W piątek powstał w Sejmie na bazie PLD nowy Federacyjny Klub Parlamentarny, dzięki którego głosom rządząca koalicja przegrała ważne głosowanie nad senackimi poprawkami do budżetu.
Wiceszef SLD Andrzej Celiński powiedział w sobotę dziennikarzom, że partie odpowiedzialne za kraj, takie jak SLD, nie mogą ulegać żądaniom pretendentów do rządowych stanowisk.
"Grzechem wobec państwa polskiego byłoby prowadzić rozmowy z ludźmi, którzy mają w oczach pieniądze, a nie dobro kraju, którzy poza własnym indywidualnym interesem nie widzą żadnego innego powodu, żeby uczestniczyć w życiu publicznym" - dodał.
Z kolei wiceszef klubu SLD Wiesław Kaczmarek uważa, że taki szybki interes, jaki próbował zrobić Roman Jagieliński, jest nieetyczny. "Jeśli w ogóle można mówić o etyce w polityce" - powiedział.

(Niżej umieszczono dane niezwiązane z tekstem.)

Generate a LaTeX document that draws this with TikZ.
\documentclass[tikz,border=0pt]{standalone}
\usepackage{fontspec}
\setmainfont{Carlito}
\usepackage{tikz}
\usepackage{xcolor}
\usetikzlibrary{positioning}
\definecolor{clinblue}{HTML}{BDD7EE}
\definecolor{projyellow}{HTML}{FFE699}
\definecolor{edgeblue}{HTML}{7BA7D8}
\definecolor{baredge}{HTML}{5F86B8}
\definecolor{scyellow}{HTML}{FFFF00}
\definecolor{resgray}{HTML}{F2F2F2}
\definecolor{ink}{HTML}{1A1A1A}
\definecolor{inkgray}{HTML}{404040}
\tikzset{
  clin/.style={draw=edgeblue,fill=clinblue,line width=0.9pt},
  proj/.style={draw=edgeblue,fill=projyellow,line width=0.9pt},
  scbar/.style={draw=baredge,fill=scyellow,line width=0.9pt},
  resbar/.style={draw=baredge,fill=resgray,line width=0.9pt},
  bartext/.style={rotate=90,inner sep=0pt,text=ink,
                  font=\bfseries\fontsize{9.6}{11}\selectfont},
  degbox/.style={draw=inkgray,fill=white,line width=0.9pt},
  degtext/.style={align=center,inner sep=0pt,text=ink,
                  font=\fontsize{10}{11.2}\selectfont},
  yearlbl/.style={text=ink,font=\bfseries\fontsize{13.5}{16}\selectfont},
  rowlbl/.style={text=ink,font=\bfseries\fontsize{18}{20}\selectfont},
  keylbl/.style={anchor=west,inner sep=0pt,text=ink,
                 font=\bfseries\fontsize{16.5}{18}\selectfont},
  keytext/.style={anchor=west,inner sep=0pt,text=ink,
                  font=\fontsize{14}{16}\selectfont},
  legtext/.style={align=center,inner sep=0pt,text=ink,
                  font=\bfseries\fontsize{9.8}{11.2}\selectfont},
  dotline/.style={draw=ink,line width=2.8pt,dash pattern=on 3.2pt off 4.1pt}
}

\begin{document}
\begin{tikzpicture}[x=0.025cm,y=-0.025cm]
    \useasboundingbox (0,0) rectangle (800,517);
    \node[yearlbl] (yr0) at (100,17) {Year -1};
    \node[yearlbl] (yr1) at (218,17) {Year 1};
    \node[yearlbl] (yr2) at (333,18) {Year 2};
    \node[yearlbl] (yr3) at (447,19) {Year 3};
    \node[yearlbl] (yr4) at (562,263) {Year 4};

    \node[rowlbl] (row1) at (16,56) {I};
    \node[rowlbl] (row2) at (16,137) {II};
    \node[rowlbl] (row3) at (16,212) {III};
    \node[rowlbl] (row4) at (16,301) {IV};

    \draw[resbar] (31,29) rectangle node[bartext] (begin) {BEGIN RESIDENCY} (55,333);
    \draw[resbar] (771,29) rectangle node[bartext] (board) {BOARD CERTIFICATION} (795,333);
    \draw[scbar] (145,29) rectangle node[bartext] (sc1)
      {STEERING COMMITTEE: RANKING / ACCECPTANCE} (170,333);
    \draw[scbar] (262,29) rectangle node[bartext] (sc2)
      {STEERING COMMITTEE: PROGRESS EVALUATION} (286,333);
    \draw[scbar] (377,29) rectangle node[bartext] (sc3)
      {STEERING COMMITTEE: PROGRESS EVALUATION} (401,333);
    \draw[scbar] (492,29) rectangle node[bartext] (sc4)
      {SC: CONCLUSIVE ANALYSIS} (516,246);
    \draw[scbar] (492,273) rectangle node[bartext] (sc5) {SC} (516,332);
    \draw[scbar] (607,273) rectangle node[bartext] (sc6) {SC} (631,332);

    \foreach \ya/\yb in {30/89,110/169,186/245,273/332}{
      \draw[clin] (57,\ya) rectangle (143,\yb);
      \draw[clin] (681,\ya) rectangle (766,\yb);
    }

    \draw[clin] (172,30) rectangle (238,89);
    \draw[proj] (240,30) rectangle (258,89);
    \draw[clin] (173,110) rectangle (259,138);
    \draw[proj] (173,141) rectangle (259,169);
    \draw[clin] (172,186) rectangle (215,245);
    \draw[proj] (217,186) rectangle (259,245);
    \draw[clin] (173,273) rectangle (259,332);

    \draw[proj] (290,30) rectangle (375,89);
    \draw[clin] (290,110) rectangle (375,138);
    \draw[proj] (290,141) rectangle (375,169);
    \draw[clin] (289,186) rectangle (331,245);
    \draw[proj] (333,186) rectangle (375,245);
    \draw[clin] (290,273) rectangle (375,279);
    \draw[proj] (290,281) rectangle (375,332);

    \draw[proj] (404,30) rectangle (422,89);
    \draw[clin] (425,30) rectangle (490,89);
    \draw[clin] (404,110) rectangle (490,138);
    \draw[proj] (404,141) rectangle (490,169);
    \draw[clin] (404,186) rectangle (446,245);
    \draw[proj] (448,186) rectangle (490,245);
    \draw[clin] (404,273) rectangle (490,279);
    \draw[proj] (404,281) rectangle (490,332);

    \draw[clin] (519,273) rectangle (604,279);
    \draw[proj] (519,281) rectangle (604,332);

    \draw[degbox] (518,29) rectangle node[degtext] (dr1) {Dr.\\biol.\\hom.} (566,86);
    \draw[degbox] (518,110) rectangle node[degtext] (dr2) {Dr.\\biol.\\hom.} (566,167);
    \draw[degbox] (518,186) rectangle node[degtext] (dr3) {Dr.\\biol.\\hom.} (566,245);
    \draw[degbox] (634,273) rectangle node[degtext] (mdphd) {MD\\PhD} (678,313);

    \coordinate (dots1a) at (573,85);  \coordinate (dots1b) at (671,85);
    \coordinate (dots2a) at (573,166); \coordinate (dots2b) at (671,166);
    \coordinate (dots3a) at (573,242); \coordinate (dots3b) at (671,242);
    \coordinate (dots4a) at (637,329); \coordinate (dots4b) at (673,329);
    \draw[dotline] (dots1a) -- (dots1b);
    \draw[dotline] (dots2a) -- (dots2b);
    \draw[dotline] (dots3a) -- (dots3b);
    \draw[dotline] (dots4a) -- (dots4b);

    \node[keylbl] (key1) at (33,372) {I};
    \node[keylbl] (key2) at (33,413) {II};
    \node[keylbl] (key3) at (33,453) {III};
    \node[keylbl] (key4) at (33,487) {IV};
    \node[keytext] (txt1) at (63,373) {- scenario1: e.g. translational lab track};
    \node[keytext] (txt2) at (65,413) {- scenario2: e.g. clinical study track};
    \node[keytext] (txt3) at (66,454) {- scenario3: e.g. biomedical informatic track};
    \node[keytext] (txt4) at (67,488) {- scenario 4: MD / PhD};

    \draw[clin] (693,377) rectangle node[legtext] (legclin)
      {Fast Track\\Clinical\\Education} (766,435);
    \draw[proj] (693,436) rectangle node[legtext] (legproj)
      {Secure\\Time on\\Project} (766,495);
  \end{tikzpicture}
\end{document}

Sekretarz generalny SLD Marek Dyduch zapewnił, że rząd nie da się szantażować. Przyznał, że teraz najważniejszy jest plan Hausnera i Sojusz będzie szukał dla niego poparcia u wszystkich odpowiedzialnych ugrupowań. Tu wskazał m.in. na PO.
Dodał jednak, że po piątkowych głosowaniach rodzą się wątpliwości, czy Platforma chce być bardziej populistyczna niż Samoobrona, czy chce realizować swoje słowa o odpowiedzialności za państwo.